- [Your goal]
Using the data beneath, show every line that includes the word "this".

Code that draws figures
------
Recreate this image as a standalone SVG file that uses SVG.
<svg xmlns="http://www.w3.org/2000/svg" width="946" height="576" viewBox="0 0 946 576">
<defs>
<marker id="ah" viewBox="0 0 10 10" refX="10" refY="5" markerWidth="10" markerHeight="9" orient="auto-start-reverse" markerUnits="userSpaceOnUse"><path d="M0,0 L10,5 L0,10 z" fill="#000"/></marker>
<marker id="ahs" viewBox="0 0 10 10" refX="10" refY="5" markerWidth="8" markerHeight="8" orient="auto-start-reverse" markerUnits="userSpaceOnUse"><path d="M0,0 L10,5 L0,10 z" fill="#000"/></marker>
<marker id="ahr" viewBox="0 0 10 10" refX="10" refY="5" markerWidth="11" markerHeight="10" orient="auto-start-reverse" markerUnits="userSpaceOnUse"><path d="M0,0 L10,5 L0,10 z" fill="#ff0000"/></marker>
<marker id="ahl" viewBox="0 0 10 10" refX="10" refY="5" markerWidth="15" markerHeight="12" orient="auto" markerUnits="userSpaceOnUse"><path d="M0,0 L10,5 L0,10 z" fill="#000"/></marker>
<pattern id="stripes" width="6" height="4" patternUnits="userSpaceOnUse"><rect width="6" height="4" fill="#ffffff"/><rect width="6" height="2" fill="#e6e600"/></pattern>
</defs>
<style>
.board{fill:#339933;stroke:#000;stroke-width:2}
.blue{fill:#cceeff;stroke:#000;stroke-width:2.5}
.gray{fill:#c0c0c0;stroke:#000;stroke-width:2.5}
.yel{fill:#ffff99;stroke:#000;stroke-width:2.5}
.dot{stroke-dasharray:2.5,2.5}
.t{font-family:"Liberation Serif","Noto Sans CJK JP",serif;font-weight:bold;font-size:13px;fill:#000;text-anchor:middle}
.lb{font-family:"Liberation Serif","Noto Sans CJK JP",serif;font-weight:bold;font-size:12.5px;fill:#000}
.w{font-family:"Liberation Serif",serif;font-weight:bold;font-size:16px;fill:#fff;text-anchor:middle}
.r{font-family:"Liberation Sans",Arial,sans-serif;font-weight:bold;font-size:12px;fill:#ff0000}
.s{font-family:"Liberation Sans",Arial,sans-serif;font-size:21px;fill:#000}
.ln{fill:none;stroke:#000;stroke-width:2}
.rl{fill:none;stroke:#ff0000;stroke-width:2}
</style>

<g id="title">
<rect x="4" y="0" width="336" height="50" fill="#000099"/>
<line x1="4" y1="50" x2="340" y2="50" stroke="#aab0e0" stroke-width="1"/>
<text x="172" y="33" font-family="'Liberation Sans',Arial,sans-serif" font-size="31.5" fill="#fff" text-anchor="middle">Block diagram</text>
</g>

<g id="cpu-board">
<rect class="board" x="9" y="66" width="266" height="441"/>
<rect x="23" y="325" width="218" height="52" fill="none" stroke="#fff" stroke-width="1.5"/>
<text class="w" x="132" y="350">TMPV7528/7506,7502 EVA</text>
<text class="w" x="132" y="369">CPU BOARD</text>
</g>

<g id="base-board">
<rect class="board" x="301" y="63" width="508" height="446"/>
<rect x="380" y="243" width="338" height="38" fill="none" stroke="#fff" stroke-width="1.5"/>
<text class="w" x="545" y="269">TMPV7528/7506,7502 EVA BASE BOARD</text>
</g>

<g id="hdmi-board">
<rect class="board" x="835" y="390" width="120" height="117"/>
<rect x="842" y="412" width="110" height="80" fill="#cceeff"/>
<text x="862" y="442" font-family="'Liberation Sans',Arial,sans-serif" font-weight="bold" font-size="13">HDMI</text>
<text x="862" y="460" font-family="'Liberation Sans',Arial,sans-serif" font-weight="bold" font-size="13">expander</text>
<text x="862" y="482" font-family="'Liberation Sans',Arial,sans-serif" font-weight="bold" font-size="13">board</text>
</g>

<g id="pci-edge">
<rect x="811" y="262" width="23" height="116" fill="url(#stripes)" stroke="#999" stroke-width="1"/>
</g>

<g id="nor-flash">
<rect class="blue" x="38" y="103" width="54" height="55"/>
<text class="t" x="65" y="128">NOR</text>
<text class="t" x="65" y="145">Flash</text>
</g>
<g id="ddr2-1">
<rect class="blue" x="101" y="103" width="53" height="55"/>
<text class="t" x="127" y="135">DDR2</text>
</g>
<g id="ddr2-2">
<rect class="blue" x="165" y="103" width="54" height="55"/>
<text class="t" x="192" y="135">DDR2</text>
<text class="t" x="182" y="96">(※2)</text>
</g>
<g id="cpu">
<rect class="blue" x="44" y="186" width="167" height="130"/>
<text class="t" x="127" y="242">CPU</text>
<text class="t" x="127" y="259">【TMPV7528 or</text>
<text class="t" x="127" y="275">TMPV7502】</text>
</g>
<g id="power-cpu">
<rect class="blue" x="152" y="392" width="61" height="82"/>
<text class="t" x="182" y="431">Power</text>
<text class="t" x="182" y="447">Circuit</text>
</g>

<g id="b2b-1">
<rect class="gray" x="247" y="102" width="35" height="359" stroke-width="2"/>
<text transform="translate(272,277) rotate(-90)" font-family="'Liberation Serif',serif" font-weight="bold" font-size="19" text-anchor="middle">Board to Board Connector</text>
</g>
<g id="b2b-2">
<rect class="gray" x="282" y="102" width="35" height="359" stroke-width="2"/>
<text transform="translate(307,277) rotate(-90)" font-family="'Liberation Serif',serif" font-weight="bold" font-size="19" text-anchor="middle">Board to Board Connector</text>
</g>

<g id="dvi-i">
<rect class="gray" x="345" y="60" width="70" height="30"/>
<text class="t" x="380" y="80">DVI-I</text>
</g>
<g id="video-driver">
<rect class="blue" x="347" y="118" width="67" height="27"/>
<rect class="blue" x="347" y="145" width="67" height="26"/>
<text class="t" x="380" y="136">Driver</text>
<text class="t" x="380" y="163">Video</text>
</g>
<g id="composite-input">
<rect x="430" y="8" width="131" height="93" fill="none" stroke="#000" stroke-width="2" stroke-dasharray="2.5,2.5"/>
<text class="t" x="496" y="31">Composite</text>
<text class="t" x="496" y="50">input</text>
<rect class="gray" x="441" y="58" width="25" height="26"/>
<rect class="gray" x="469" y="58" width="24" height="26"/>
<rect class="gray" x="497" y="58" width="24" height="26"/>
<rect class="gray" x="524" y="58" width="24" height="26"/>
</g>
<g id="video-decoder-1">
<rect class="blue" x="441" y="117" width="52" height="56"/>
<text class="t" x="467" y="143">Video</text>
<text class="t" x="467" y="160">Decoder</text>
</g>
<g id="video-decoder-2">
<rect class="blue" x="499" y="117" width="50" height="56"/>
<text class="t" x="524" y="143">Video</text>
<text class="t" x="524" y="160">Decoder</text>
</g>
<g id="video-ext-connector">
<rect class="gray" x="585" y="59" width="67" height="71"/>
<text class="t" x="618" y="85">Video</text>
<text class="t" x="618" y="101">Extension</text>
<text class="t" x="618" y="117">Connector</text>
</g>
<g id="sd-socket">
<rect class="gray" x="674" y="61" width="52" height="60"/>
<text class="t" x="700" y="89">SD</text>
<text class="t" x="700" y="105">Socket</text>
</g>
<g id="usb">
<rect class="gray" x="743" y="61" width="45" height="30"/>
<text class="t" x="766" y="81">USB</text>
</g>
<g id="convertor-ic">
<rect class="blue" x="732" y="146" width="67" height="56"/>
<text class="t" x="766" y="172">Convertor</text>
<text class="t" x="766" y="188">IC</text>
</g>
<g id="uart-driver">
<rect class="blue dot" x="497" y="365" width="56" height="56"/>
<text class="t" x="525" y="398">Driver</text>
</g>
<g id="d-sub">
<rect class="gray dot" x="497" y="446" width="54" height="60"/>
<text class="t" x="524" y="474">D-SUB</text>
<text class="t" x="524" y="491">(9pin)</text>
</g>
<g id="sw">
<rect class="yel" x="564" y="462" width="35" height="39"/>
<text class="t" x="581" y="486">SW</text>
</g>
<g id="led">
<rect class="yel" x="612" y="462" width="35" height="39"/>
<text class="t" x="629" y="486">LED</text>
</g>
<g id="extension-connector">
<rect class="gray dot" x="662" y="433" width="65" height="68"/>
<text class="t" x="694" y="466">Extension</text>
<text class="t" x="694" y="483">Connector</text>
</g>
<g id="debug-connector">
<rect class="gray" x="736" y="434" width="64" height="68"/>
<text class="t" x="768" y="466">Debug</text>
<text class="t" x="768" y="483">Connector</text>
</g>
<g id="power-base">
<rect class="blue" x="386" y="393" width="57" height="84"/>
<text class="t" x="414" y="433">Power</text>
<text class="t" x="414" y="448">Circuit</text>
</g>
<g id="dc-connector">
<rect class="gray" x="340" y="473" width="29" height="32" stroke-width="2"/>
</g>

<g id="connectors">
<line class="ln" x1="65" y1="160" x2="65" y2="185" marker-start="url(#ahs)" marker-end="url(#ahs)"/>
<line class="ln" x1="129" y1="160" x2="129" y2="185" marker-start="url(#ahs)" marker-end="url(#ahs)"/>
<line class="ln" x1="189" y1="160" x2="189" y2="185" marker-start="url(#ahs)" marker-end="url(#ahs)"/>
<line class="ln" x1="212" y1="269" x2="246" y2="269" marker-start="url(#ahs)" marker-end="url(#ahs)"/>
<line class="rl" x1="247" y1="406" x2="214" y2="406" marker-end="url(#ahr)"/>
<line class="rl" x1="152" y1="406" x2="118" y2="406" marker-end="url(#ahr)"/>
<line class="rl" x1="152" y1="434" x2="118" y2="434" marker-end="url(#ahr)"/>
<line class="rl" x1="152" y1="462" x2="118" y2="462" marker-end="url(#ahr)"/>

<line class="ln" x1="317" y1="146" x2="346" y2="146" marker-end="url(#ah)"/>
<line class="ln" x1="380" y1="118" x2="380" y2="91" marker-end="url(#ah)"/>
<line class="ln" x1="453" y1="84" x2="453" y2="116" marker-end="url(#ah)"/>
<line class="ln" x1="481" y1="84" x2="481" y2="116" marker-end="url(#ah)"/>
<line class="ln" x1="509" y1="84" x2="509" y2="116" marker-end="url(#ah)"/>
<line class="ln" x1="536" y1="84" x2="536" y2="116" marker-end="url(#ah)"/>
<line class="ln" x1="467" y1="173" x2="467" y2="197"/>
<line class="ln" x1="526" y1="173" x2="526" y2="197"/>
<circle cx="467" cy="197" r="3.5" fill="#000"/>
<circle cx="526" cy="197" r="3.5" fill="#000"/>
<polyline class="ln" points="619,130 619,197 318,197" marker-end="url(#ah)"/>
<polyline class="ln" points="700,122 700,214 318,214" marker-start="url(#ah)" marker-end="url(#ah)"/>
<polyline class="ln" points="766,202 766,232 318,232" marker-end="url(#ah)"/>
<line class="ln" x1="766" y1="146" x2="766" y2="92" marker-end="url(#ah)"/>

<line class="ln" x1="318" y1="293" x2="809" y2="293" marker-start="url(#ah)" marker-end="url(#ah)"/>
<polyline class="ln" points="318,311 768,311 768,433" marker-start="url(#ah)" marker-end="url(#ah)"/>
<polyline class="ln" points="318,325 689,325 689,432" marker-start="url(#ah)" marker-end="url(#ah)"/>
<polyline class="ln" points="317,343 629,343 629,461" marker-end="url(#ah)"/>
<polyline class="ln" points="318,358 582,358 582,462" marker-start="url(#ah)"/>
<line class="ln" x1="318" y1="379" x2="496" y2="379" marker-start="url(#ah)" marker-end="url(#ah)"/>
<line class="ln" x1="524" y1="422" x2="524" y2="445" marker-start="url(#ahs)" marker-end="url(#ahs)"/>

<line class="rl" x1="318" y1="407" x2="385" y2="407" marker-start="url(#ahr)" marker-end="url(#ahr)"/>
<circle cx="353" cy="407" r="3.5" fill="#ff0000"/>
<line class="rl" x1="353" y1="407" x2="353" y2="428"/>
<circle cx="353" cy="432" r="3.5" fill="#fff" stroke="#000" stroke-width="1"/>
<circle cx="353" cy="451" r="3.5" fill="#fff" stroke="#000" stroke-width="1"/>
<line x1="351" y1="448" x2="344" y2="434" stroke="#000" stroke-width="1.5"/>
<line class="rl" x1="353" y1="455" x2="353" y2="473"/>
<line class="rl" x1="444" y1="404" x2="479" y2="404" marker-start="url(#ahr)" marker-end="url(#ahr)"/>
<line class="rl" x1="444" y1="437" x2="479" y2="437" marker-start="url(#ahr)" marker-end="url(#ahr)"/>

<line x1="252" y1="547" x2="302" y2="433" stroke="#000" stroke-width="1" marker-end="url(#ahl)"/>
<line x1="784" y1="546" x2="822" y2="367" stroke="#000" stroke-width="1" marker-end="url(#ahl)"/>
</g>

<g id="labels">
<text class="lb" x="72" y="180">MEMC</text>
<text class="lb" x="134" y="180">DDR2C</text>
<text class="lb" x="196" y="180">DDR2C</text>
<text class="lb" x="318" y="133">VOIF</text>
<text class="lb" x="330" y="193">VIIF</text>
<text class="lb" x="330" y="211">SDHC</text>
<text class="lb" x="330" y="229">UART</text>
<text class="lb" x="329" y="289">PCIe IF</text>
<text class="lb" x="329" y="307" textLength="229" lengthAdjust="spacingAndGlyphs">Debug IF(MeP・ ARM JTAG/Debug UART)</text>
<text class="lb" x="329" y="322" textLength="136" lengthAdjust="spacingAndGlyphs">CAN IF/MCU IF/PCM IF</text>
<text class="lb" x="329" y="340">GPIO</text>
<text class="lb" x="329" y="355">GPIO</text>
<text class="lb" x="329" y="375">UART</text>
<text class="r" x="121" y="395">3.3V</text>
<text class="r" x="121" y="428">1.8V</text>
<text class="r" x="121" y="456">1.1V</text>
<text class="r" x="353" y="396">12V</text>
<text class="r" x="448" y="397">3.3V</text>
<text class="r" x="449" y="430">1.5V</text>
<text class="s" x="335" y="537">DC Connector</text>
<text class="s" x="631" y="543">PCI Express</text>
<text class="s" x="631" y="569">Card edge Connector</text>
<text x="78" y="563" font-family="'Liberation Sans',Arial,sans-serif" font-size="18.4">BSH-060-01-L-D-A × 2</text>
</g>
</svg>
------
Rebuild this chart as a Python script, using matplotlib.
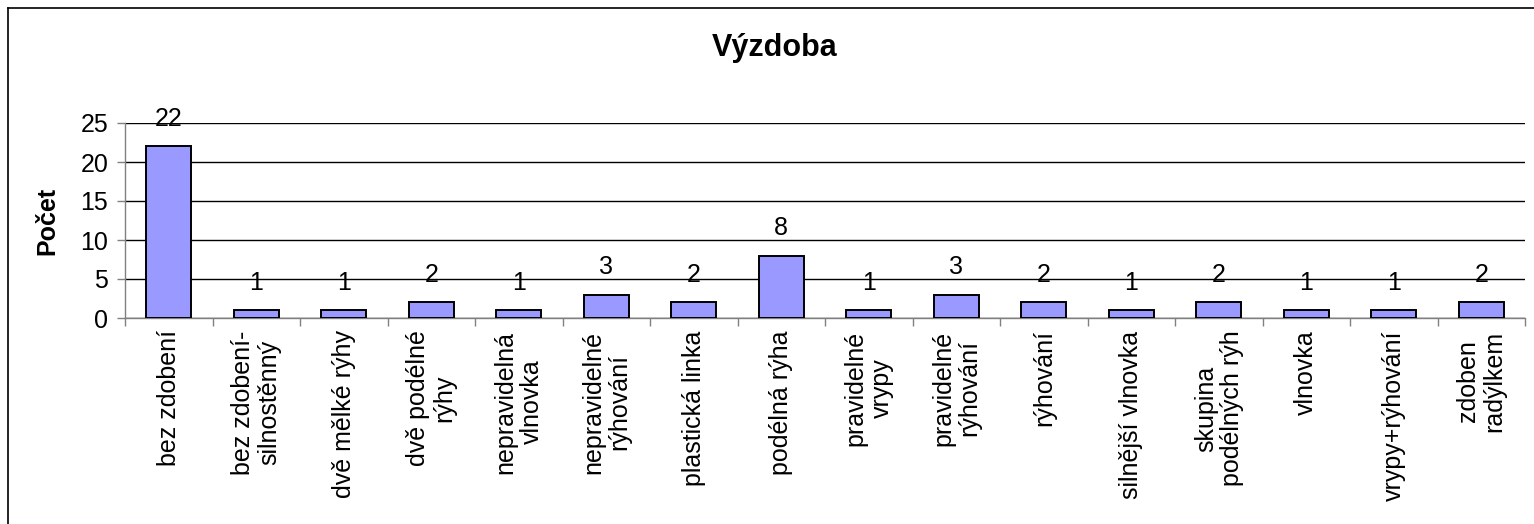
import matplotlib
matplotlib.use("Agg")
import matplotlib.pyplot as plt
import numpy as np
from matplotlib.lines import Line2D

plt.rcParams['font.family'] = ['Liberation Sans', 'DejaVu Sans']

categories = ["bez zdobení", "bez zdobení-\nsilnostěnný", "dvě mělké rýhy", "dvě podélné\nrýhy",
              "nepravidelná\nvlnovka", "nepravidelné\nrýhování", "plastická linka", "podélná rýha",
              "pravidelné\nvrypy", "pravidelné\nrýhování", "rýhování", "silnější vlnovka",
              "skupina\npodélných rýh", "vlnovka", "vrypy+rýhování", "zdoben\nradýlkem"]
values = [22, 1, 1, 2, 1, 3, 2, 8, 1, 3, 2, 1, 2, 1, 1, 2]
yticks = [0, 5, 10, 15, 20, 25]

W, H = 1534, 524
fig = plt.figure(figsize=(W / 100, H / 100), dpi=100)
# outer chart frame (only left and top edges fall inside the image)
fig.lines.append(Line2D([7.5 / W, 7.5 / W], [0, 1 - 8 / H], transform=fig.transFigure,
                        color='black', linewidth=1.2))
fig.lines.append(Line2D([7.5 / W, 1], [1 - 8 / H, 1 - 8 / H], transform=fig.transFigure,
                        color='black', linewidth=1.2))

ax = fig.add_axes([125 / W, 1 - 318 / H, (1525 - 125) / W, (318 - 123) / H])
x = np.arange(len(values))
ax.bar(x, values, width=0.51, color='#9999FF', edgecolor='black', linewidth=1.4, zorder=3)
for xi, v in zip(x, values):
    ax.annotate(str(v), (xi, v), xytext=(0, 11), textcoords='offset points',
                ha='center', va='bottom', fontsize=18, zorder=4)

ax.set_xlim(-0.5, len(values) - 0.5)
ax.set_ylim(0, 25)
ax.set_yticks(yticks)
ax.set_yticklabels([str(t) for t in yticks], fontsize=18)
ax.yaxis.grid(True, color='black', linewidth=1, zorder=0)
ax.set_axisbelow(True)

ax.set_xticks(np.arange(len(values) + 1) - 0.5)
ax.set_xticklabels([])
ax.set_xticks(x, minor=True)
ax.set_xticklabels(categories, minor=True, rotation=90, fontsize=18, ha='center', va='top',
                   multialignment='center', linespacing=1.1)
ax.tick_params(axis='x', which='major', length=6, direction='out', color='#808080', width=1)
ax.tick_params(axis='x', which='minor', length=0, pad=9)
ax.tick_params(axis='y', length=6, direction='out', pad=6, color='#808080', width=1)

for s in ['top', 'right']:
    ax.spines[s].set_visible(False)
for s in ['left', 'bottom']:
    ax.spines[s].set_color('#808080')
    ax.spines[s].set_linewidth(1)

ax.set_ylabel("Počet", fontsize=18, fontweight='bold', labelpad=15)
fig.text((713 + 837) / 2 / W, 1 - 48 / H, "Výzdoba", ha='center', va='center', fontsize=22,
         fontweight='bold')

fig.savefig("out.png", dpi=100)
------
- [Exercise response]
Recreate this image as a standalone SVG file that uses SVG.
Rebuild this chart as a Python script, using matplotlib.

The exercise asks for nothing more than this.